Give back the exact lines spanning from the line with "Give me the" to the line with "import seaborn as sns", with both of those lines included and no others.

Records from a data collection
++++++++++++++++++++
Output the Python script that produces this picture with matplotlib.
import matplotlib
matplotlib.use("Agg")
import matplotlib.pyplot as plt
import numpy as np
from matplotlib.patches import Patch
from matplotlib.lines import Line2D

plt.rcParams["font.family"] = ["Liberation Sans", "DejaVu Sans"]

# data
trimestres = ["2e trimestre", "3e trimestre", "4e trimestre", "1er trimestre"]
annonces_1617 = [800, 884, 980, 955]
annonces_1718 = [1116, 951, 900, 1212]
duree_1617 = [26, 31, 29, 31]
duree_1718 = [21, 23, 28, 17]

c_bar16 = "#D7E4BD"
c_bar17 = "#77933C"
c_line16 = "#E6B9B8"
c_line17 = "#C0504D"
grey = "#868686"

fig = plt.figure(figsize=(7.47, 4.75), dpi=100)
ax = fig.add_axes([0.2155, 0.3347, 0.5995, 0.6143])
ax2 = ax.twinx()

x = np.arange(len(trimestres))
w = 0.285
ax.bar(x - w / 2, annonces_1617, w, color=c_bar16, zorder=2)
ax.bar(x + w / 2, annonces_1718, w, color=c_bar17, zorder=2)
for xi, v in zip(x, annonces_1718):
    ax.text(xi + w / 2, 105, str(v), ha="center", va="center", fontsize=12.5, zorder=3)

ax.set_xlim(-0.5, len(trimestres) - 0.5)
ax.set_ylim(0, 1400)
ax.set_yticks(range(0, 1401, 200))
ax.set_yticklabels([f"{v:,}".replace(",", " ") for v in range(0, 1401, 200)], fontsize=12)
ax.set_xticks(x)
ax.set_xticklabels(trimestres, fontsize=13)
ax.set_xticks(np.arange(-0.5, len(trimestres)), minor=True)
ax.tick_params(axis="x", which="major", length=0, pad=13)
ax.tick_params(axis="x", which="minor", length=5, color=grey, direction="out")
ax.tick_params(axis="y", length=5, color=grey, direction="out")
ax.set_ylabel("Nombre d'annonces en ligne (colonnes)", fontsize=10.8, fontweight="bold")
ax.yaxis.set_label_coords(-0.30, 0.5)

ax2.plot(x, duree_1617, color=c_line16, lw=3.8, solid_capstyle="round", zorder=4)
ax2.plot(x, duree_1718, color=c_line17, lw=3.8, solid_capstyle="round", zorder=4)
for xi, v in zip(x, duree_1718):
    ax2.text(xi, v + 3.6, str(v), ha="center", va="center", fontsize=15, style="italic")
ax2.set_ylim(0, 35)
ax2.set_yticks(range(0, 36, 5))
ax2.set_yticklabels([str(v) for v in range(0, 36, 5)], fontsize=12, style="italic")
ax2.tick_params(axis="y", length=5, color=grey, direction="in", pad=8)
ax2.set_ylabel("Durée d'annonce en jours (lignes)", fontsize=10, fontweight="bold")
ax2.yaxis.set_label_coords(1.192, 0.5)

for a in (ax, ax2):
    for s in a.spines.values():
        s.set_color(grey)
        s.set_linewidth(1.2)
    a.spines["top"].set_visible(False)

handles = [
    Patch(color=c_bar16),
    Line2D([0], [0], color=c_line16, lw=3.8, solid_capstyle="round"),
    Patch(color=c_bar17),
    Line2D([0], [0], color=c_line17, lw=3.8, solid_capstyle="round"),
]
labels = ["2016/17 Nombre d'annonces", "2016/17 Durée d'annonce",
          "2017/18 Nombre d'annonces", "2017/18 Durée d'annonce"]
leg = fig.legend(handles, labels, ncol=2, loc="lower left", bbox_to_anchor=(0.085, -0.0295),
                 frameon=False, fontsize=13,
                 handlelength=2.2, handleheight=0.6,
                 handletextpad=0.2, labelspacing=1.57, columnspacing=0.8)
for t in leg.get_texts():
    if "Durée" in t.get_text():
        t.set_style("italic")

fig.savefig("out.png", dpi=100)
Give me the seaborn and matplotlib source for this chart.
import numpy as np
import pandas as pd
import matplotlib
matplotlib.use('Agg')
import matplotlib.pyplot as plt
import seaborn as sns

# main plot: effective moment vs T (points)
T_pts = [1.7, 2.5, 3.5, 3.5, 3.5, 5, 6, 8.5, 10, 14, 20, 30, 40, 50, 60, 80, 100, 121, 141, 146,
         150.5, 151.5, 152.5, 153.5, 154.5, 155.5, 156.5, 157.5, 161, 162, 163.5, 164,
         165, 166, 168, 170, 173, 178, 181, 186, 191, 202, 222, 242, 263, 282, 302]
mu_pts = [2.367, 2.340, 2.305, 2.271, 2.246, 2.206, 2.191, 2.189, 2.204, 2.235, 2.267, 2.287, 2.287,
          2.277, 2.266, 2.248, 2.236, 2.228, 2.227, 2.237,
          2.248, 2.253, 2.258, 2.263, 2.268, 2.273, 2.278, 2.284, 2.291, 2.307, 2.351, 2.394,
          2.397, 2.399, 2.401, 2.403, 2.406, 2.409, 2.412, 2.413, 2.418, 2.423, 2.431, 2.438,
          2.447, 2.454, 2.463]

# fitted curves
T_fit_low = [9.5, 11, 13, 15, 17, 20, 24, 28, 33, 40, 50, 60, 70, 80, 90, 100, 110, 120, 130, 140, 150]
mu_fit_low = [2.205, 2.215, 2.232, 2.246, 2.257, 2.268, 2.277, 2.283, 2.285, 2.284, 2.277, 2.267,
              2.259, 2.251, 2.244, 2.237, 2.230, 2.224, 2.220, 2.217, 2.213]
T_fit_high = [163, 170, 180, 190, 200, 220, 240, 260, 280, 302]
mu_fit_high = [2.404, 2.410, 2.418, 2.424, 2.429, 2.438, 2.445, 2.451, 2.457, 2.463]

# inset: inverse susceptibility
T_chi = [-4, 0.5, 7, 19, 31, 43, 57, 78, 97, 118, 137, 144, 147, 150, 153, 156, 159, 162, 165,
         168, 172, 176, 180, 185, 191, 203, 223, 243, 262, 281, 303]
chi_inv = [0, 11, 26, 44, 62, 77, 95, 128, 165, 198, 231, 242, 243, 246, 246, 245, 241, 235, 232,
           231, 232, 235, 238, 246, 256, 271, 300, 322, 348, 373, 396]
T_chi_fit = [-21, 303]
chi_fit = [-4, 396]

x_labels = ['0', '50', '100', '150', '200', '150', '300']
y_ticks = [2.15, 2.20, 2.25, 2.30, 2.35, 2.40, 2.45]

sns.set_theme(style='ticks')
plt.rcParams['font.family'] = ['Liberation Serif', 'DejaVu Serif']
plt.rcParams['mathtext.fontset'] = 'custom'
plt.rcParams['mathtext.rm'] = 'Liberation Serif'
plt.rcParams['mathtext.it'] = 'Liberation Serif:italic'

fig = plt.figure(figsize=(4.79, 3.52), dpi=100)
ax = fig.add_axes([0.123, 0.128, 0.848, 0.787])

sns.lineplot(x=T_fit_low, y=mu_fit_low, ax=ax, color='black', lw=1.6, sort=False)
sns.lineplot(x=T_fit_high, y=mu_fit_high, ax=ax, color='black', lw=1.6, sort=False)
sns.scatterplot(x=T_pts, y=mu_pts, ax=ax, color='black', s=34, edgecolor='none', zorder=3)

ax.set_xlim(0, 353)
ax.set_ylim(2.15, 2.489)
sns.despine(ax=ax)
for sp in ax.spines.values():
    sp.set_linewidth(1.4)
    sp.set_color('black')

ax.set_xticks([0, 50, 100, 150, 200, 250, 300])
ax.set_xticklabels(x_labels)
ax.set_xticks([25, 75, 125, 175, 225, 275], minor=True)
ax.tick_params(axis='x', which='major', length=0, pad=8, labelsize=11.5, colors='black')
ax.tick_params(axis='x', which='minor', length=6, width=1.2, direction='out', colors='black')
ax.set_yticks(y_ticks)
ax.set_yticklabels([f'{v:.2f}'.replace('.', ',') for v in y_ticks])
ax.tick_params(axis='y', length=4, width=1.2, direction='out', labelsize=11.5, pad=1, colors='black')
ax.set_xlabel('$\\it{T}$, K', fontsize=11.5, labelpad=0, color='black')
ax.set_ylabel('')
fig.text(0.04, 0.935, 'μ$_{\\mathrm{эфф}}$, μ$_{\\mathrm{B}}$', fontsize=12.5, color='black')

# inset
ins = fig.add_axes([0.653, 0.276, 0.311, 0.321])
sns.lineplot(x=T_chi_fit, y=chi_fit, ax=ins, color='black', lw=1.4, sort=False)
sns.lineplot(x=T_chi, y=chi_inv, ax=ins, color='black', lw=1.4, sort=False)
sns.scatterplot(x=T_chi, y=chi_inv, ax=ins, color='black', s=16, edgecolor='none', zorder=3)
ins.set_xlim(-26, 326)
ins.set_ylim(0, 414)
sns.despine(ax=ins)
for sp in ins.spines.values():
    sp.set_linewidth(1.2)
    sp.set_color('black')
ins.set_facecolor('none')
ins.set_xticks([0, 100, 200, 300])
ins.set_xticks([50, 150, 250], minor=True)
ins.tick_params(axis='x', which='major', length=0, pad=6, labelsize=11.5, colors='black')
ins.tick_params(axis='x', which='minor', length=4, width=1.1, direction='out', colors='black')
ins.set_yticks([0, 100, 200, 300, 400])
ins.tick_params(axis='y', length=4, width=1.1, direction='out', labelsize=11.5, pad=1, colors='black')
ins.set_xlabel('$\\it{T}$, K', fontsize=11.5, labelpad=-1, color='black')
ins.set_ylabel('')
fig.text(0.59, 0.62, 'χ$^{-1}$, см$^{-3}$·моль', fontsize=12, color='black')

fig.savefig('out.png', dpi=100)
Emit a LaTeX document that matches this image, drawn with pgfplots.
++++++++++++++++++++
- **Correct output**
Give me the seaborn and matplotlib source for this chart.
import numpy as np
import pandas as pd
import matplotlib
matplotlib.use('Agg')
import matplotlib.pyplot as plt
import seaborn as sns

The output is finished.